Tuesday, January 20, 2004

How do you find the perfect network support client? I've been asked by a consulting company that I work with to come up with a list of attributes for the perfect client. I guess this is possible. Lawyers have been trying to find perfect clients for years. That's rather amusing, because lawyers happen to be at the top of my list as the most horrible clients, but that's another article. So what do we look for as technical people?

Fundamentally, you have to find clients with lots of work and who pay on time. Beyond that, there's many hidden forces involved. The "lots of work" variable should include productive work. Work as a resuilt of upgrading machines, tweaking database performance and streamilining security. Not work reviving NT4.0 workstations, reformatting 266mhz doorstops and desperately bringing SQL 6.5 databases back to life. The clients we want understand the importance of upgrading their environment. They see the value in moving forward, not in paying a consultant hourly rates to move monitors from one desktop to another.

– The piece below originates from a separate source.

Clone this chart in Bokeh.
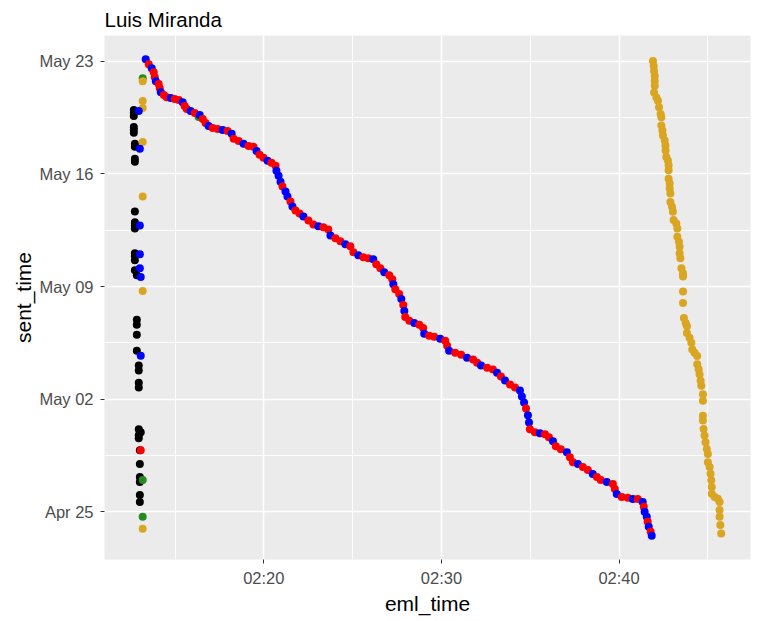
from bokeh.plotting import figure
from bokeh.models import FixedTicker, Range1d, ColumnDataSource
from bokeh.embed import file_html
from bokeh.resources import INLINE

# eml_time: minutes after 02:00 ; sent_time: days after Apr 25 00:00
main_eml = [13.35, 13.52, 13.69, 13.80, 13.86, 13.92, 14.08, 14.14, 14.20, 14.37,
            14.53, 14.76, 14.98, 15.21, 15.43, 15.54, 15.66, 15.88, 16.11, 16.39,
            16.56, 16.72, 16.89, 17.12, 17.40, 17.68, 17.96, 18.19, 18.30, 18.58,
            18.86, 19.14, 19.42, 19.59, 19.76, 19.98, 20.21, 20.43, 20.66, 20.71,
            20.83, 20.94, 21.05, 21.22, 21.33, 21.50, 21.61, 21.78, 22.01, 22.23,
            22.51, 22.79, 23.07, 23.35, 23.63, 23.75, 24.03, 24.31, 24.59, 24.87,
            25.04, 25.32, 25.60, 25.88, 26.16, 26.33, 26.56, 26.78, 27.06, 27.23,
            27.29, 27.40, 27.62, 27.74, 27.85, 27.91, 27.96, 28.19, 28.47, 28.75,
            28.97, 29.03, 29.31, 29.59, 29.93, 30.21, 30.32, 30.43, 30.77, 31.11,
            31.44, 31.78, 32.01, 32.23, 32.57, 32.90, 33.13, 33.35, 33.58, 33.86,
            34.14, 34.42, 34.53, 34.65, 34.76, 34.87, 34.93, 34.98, 35.26, 35.54,
            35.83, 36.05, 36.28, 36.44, 36.72, 37.06, 37.23, 37.40, 37.68, 37.96,
            38.24, 38.52, 38.75, 38.97, 39.31, 39.65, 39.76, 39.87, 40.15, 40.49,
            40.77, 41.05, 41.33, 41.39, 41.44, 41.56, 41.61, 41.67, 41.78, 41.84]
main_sent = [28.12, 27.81, 27.56, 27.32, 27.01, 26.76, 26.58, 26.33, 26.08, 25.90,
             25.77, 25.71, 25.65, 25.59, 25.46, 25.22, 25.03, 24.91, 24.78, 24.66,
             24.41, 24.17, 23.98, 23.86, 23.79, 23.73, 23.67, 23.49, 23.18, 23.05,
             22.87, 22.74, 22.68, 22.43, 22.19, 22.00, 21.82, 21.69, 21.51, 21.20,
             20.89, 20.52, 20.21, 19.90, 19.59, 19.28, 18.97, 18.73, 18.54, 18.36,
             18.11, 17.86, 17.74, 17.68, 17.55, 17.18, 17.00, 16.81, 16.63, 16.50,
             16.13, 15.95, 15.82, 15.76, 15.70, 15.39, 15.14, 14.89, 14.71, 14.46,
             14.15, 13.84, 13.54, 13.23, 12.86, 12.48, 12.11, 11.87, 11.74, 11.62,
             11.43, 11.06, 10.94, 10.88, 10.75, 10.63, 10.32, 10.01, 9.89, 9.77,
             9.58, 9.46, 9.27, 9.09, 8.96, 8.84, 8.65, 8.41, 8.16, 7.91,
             7.73, 7.54, 7.17, 6.80, 6.43, 6.00, 5.56, 5.13, 4.94, 4.88,
             4.82, 4.64, 4.39, 4.08, 3.89, 3.71, 3.40, 3.09, 2.97, 2.78,
             2.60, 2.35, 2.16, 1.98, 1.85, 1.73, 1.42, 1.11, 0.93, 0.87,
             0.80, 0.80, 0.62, 0.31, 0.00, -0.31, -0.62, -0.93, -1.24, -1.48]
main_kind = list("brbrrbrrbr" "rbrrbrrbrb" "rrbrrbrbrr" "brrbrrbrrb" "bbrbbrbrrb"
                 "rrbrrbrrbr" "rbrrbrrbrr" "brrbrbrrbr" "rbrrbrrbrr" "brrbrrbrbr"
                 "rbbbrbbrrb" "rrbrrbrrbr" "rbrrbrrbrr" "brbrbbrbrb")

black_eml = [12.68, 12.68, 12.68, 12.68, 12.68, 12.68,
             12.74, 12.74, 12.74, 12.74, 12.74, 12.74, 12.74, 12.74, 12.74, 12.74, 12.74, 12.74,
             12.85, 12.85, 12.85, 12.85, 12.85,
             12.96, 12.96, 12.96, 12.96, 12.96, 13.07, 12.96, 12.96,
             13.02, 13.02, 13.02, 13.02, 13.02, 13.02]
black_sent = [24.97, 24.78, 24.60, 23.92, 23.73, 23.55,
              22.87, 22.68, 21.94, 21.76, 18.67, 17.99, 17.80, 17.61, 16.07, 15.88, 15.64, 15.02,
              14.71, 11.93, 11.62, 11.00, 10.01,
              9.09, 8.78, 8.03, 7.73, 5.13, 4.94, 4.76, 4.57,
              3.83, 2.97, 2.16, 1.85, 1.05, 0.62]

blue_eml = [12.96, 13.02, 13.02, 13.02, 13.02, 13.07, 13.07]
blue_sent = [24.91, 22.56, 17.80, 16.01, 15.14, 14.59, 9.70]

red_eml = [13.07]
red_sent = [3.83]

green_eml = [13.18, 13.18, 13.18, 16.33]
green_sent = [26.95, 1.98, -0.31, 24.54]

gold_eml = [13.18, 13.18, 13.18, 13.18, 13.18, 13.18, 13.18,
            41.91, 41.95, 41.97, 42.01, 42.01, 42.01, 41.97, 42.10, 42.19, 42.25,
            42.34, 42.38, 42.38, 42.44, 42.47, 42.57, 42.61, 42.62, 42.66, 42.75,
            42.79, 42.79, 42.79, 42.85, 42.85, 42.89, 42.89, 42.98, 43.03, 43.07,
            43.22, 43.28, 43.28, 43.37, 43.41, 43.41, 43.45, 43.51, 43.60, 43.60,
            43.60, 43.60, 43.65, 43.75, 43.82, 43.82, 43.97, 44.07, 44.12, 44.25,
            44.40, 44.40, 44.48, 44.53, 44.59, 44.63, 44.72, 44.72, 44.72, 44.72,
            44.76, 44.81, 44.87, 44.94, 45.00, 45.00, 45.10, 45.15, 45.19, 45.22,
            45.22, 45.38, 45.56, 45.66, 45.66, 45.66, 45.70, 45.75]
gold_sent = [26.76, 25.53, 25.09, 22.99, 19.59, 13.72, -1.05,
             28.02, 27.71, 27.40, 27.09, 26.78, 26.47, 26.06, 25.75, 25.54, 25.14,
             24.72, 24.52, 24.00, 23.69, 23.38, 23.07, 22.76, 22.45, 22.05, 21.84,
             21.53, 21.22, 20.70, 20.40, 20.09, 19.78, 19.26, 18.96, 18.65, 18.13,
             17.92, 17.61, 17.10, 16.79, 16.48, 16.07, 15.76, 15.14, 14.83, 14.63,
             13.70, 12.98, 12.05, 11.74, 11.54, 11.12, 10.82, 10.51, 10.09, 9.89,
             9.68, 9.17, 8.86, 8.55, 8.14, 7.83, 7.31, 6.90, 5.98, 5.67,
             5.15, 4.74, 4.33, 3.91, 3.60, 3.09, 2.78, 2.37, 1.96, 1.55,
             1.13, 0.93, 0.82, 0.62, 0.11, -0.31, -0.82, -1.34]

x_ticks = [20, 30, 40]
x_tick_labels = ["02:20", "02:30", "02:40"]
x_minor = [15, 25, 35, 45]
y_ticks = [0, 7, 14, 21, 28]
y_tick_labels = ["Apr 25", "May 02", "May 09", "May 16", "May 23"]
y_minor = [3.5, 10.5, 17.5, 24.5]

kind_colors = {"r": "#FF0000", "b": "#0000FF"}

FONT = "Liberation Sans"

p = figure(width=756, height=617, output_backend="svg", toolbar_location=None,
           x_range=Range1d(11.03, 47.40), y_range=Range1d(-2.96, 29.60),
           title="Luis Miranda", x_axis_label="eml_time", y_axis_label="sent_time",
           min_border_left=104, min_border_right=6, min_border_top=35, min_border_bottom=54)
p.background_fill_color = "#EBEBEB"
p.border_fill_color = "white"
p.outline_line_color = None

p.title.text_font = FONT
p.title.text_font_size = "20.5px"
p.title.text_font_style = "normal"
p.title.text_color = "black"
p.title.align = "left"
p.title.standoff = 9

p.xaxis.ticker = FixedTicker(ticks=x_ticks, minor_ticks=x_minor)
p.yaxis.ticker = FixedTicker(ticks=y_ticks, minor_ticks=y_minor)
p.xaxis.major_label_overrides = {t: l for t, l in zip(x_ticks, x_tick_labels)}
p.yaxis.major_label_overrides = {t: l for t, l in zip(y_ticks, y_tick_labels)}

for ax in (p.xaxis[0], p.yaxis[0]):
    ax.axis_line_color = None
    ax.major_tick_line_color = "#333333"
    ax.major_tick_out = 4
    ax.major_tick_in = 0
    ax.minor_tick_line_color = None
    ax.major_label_text_font = FONT
    ax.major_label_text_font_size = "16.5px"
    ax.major_label_text_color = "#4D4D4D"
    ax.axis_label_text_font = FONT
    ax.axis_label_text_font_size = "21px"
    ax.axis_label_text_font_style = "normal"
    ax.axis_label_text_color = "black"

p.xaxis[0].major_label_standoff = 5
p.xaxis[0].axis_label_standoff = 2
p.yaxis[0].major_label_standoff = 7
p.yaxis[0].axis_label_standoff = 1

for g in (p.xgrid[0], p.ygrid[0]):
    g.grid_line_color = "white"
    g.grid_line_width = 1.6
    g.minor_grid_line_color = "white"
    g.minor_grid_line_width = 0.9

S = 8
p.scatter(black_eml, black_sent, size=S, fill_color="#000000", line_color=None)
p.scatter(green_eml, green_sent, size=S, fill_color="#228B22", line_color=None)
p.scatter(gold_eml, gold_sent, size=S, fill_color="#DAA520", line_color=None)
p.scatter(blue_eml, blue_sent, size=S, fill_color="#0000FF", line_color=None)
p.scatter(red_eml, red_sent, size=S, fill_color="#FF0000", line_color=None)

src = ColumnDataSource(dict(x=main_eml, y=main_sent,
                            c=[kind_colors[k] for k in main_kind]))
p.scatter("x", "y", source=src, size=S, fill_color="c", line_color=None)

open("out.html", "w").write(file_html(p, INLINE))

This brings me to clients who pay on time. If a client doesn't like to part with money, that's a bad sign. If you have to give presentations on why upgrading from Windows '95 is a good thing, run the other direction very fast. The best clients are the ones that you develop a relationship to the point where if you recommend something, they buy it and in turn you can ensure them that you will never recommend anything that they don't need.

That's about it. Simple, huh? By the way, if anyone knows any clients that fit this category, let me know... they seem awfully difficult to find.